The precision with which the wafer stage, which carries the silicon wafers, is positioned is of critical importance in semiconductor lithography equipment, since the wafer must be moved at high speed but very accurately during the exposure process. Etching a 130 nanometer-wide circuit requires an error factor of not more than (10 nanometers. To attain such precision, the wafer stages of Canon's semiconductor lithography equipment employ a non-contact air guidance system that uses porous ceramic static pressure bearings and a linear motor, with the wafer stage being pneumatically floated. This eliminates friction, and enables high-speed, accurate positioning. This wafer stage can control wafer position in all three dimensions to within a few nanometers. In the future, circuits will be even further miniaturized, and wafer stages offering sub-nanometer precision will be required. Semiconductor lithography equipment of the future will likely require a vacuum to boost circuit patterning precision further, and Canon is currently working on the development of vacuum air bearings technology to enable the use of air bearings in a vacuum.

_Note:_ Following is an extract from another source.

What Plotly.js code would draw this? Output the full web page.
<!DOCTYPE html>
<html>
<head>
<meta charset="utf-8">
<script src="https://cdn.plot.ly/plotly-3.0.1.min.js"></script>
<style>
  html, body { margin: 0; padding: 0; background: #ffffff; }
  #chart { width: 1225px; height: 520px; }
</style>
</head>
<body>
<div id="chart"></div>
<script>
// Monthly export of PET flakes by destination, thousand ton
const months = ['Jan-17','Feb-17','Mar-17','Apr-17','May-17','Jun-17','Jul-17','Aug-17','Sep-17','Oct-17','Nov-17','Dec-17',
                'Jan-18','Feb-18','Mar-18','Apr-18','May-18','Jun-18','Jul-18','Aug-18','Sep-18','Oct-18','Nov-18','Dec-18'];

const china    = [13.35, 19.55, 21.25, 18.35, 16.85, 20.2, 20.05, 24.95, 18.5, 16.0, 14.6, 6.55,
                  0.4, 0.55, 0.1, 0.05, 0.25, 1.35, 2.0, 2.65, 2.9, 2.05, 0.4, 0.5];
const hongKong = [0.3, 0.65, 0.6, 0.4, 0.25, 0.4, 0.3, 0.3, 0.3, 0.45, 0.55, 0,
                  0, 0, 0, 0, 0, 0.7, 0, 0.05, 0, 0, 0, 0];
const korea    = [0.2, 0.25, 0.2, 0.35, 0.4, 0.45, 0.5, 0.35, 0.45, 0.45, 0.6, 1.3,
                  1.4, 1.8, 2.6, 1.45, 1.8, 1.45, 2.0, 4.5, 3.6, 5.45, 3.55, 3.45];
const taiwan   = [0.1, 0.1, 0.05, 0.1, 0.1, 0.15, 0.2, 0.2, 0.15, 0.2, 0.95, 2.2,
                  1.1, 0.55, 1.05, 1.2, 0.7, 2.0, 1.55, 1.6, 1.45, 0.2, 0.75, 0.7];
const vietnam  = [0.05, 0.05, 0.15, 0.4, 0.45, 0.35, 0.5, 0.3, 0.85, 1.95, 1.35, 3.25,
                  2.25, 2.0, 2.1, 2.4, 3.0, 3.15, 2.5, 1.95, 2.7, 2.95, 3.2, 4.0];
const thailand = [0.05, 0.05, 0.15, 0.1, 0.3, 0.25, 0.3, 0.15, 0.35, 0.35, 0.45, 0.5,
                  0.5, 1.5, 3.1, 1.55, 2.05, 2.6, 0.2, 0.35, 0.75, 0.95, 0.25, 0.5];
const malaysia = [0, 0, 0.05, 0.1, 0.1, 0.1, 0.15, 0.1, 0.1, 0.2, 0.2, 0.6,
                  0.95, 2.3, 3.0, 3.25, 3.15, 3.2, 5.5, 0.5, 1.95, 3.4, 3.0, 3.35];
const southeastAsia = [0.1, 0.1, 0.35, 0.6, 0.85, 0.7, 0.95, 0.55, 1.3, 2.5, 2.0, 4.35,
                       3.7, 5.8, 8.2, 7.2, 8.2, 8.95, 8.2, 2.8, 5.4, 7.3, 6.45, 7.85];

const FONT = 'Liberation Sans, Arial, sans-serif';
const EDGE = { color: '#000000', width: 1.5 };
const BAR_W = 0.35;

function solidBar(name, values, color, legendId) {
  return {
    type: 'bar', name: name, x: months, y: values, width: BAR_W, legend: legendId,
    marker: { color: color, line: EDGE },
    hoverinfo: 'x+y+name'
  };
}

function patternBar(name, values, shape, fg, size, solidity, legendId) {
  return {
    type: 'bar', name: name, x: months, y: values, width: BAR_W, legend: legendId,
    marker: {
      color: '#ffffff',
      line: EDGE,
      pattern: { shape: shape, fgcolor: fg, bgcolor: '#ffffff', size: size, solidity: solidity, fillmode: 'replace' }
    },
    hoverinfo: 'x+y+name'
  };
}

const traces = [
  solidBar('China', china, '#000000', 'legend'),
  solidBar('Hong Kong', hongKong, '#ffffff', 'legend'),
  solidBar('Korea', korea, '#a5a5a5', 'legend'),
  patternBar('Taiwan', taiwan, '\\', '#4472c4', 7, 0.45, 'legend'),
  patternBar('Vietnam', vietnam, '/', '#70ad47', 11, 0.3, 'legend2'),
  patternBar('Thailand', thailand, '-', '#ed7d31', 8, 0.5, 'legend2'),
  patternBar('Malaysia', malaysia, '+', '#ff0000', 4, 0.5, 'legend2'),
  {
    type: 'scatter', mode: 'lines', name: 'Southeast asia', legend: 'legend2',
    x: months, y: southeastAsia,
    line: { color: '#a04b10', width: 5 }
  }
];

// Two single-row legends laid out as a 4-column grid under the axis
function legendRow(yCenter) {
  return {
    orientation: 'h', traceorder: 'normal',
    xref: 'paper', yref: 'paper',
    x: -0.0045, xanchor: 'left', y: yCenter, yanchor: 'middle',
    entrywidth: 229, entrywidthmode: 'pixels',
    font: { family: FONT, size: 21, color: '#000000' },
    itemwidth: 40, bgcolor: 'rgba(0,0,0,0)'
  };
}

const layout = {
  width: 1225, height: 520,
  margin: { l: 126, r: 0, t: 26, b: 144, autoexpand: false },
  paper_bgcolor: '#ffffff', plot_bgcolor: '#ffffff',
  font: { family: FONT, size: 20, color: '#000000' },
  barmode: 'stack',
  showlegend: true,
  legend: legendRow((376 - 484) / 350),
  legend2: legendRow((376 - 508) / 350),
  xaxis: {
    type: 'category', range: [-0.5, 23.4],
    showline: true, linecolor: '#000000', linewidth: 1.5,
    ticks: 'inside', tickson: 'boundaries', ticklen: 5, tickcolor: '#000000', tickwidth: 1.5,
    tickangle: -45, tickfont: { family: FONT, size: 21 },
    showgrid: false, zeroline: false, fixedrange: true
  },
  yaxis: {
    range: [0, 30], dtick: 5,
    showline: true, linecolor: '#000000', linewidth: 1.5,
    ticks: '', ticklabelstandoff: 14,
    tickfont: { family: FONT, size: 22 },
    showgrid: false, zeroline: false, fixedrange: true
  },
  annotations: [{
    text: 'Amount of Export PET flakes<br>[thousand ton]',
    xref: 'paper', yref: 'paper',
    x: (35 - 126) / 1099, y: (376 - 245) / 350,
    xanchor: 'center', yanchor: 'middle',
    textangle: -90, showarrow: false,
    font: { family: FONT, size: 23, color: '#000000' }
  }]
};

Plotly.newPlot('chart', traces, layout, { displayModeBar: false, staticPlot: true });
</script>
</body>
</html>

Because photolithographic optical apparati project very detailed circuit patterns onto wafers, they need to use very short wavelength light sources. Current devices use 248 nm KrF (krypton fluoride) or 193 nm ArF (argon fluoride) excimer lasers as light sources, which are capable of creating circuit patterns of a width of about 100 nanometers. Various other light sources are currently being studied to get this size down to the 50 nanometers that will be required in the future. In addition to fluoride dimer excimer lasers with wavelengths of 157 nm and X-ray lasers, EUV (Extreme Ultra-Violet) light sources are attracting keen attention.

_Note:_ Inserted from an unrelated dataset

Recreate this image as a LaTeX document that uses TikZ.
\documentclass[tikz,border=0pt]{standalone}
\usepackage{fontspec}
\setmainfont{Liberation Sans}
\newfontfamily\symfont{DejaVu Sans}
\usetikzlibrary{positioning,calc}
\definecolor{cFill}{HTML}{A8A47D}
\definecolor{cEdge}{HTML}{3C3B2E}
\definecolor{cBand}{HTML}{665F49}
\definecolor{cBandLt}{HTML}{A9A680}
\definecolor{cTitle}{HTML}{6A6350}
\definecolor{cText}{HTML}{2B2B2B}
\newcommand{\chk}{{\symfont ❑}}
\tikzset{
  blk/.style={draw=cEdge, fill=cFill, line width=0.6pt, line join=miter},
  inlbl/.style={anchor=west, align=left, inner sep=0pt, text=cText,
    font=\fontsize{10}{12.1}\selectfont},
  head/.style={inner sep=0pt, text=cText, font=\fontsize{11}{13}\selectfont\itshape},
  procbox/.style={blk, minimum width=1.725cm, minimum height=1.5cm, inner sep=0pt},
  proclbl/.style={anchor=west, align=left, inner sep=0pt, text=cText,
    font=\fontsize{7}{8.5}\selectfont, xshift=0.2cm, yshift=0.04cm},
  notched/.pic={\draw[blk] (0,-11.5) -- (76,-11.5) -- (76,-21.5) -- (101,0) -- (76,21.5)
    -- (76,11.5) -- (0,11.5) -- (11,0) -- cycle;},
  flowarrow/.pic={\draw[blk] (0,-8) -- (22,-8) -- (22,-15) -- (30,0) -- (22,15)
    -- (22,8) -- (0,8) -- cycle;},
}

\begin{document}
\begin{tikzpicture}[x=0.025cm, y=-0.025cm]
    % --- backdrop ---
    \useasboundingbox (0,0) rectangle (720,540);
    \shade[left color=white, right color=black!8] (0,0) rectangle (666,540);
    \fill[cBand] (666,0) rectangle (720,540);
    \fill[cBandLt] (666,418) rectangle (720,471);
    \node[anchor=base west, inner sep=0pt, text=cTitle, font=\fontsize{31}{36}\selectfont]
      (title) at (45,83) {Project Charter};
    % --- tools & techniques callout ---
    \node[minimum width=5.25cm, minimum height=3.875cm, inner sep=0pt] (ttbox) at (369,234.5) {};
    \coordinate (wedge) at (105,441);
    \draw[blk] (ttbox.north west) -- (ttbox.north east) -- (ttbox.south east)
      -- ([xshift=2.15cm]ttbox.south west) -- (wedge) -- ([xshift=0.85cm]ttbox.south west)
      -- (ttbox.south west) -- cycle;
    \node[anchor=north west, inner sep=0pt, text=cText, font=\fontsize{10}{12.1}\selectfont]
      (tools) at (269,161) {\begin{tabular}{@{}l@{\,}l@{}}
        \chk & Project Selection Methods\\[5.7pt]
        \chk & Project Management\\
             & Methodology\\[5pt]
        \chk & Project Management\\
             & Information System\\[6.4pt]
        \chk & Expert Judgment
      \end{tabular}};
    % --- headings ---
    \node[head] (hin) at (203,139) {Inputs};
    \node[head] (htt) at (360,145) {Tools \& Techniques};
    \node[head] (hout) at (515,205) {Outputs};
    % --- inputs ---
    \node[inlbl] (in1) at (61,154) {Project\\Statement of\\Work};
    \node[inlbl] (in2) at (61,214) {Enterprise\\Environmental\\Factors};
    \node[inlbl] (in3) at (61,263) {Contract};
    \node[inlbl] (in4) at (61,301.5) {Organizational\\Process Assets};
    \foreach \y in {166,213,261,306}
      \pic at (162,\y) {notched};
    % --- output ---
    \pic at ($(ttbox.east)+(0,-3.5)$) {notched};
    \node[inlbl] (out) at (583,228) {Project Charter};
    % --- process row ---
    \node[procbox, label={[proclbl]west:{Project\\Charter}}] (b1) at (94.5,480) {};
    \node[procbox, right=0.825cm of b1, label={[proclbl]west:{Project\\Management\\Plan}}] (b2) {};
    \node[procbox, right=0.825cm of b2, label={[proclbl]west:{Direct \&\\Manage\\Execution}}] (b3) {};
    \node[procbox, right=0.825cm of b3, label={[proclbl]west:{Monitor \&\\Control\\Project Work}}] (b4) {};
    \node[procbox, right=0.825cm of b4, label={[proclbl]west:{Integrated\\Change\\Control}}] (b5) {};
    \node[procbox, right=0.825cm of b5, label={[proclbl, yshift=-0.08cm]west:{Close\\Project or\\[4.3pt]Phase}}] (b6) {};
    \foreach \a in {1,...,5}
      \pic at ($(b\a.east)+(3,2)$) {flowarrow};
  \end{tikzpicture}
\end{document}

EUV sources have wavelengths of just 13 nanometers, and so should be well able to create patterns of under 50 nanometers. However, because almost all materials absorb EUV, refractive optical elements cannot be used to control the EUV path, and special mirrors, known as multilayer coating mirrors because their surfaces are coated with multilayer thin-film coatings, are being developed. The coatings consist of a large number of alternating layers of materials having slightly different refractive indices to provide a resonant reflectivity to EUV. The manufacture of multilayer reflectors, in turn, requires very high precision coating technologies to deposit coatings with atomic-level thicknesses.
Exposure technology is also used in the manufacture of large liquid crystal panels — the exact opposite of small silicon chips — such as those used to create large LCD televisions. Liquid crystal panels are manufactured by projecting a detailed pixel pattern drawn on an optical mask to etch (expose) and develop a large glass substrate. Mirrors and lenses are used in the projection process, but reflective optical systems using mirrors have a simpler composition than transparent optical systems using lenses, providing such benefits as no chromatic aberration and no deterioration in imaging performance.
In order to expose patterns measuring just several micrometers in size, the mirrors used in mirror projection aligners must be extremely precise. Specifically, large-diameter concave mirrors able to ensure the exposure width and scan distance required for seamlessly exposing large screens with a single pass. Furthermore, due to the size of the glass substrates used, with some measuring as large as 2,200 x 2,500 mm ("8th generation" substrates), an ultra-large stage that moves with precision is also required.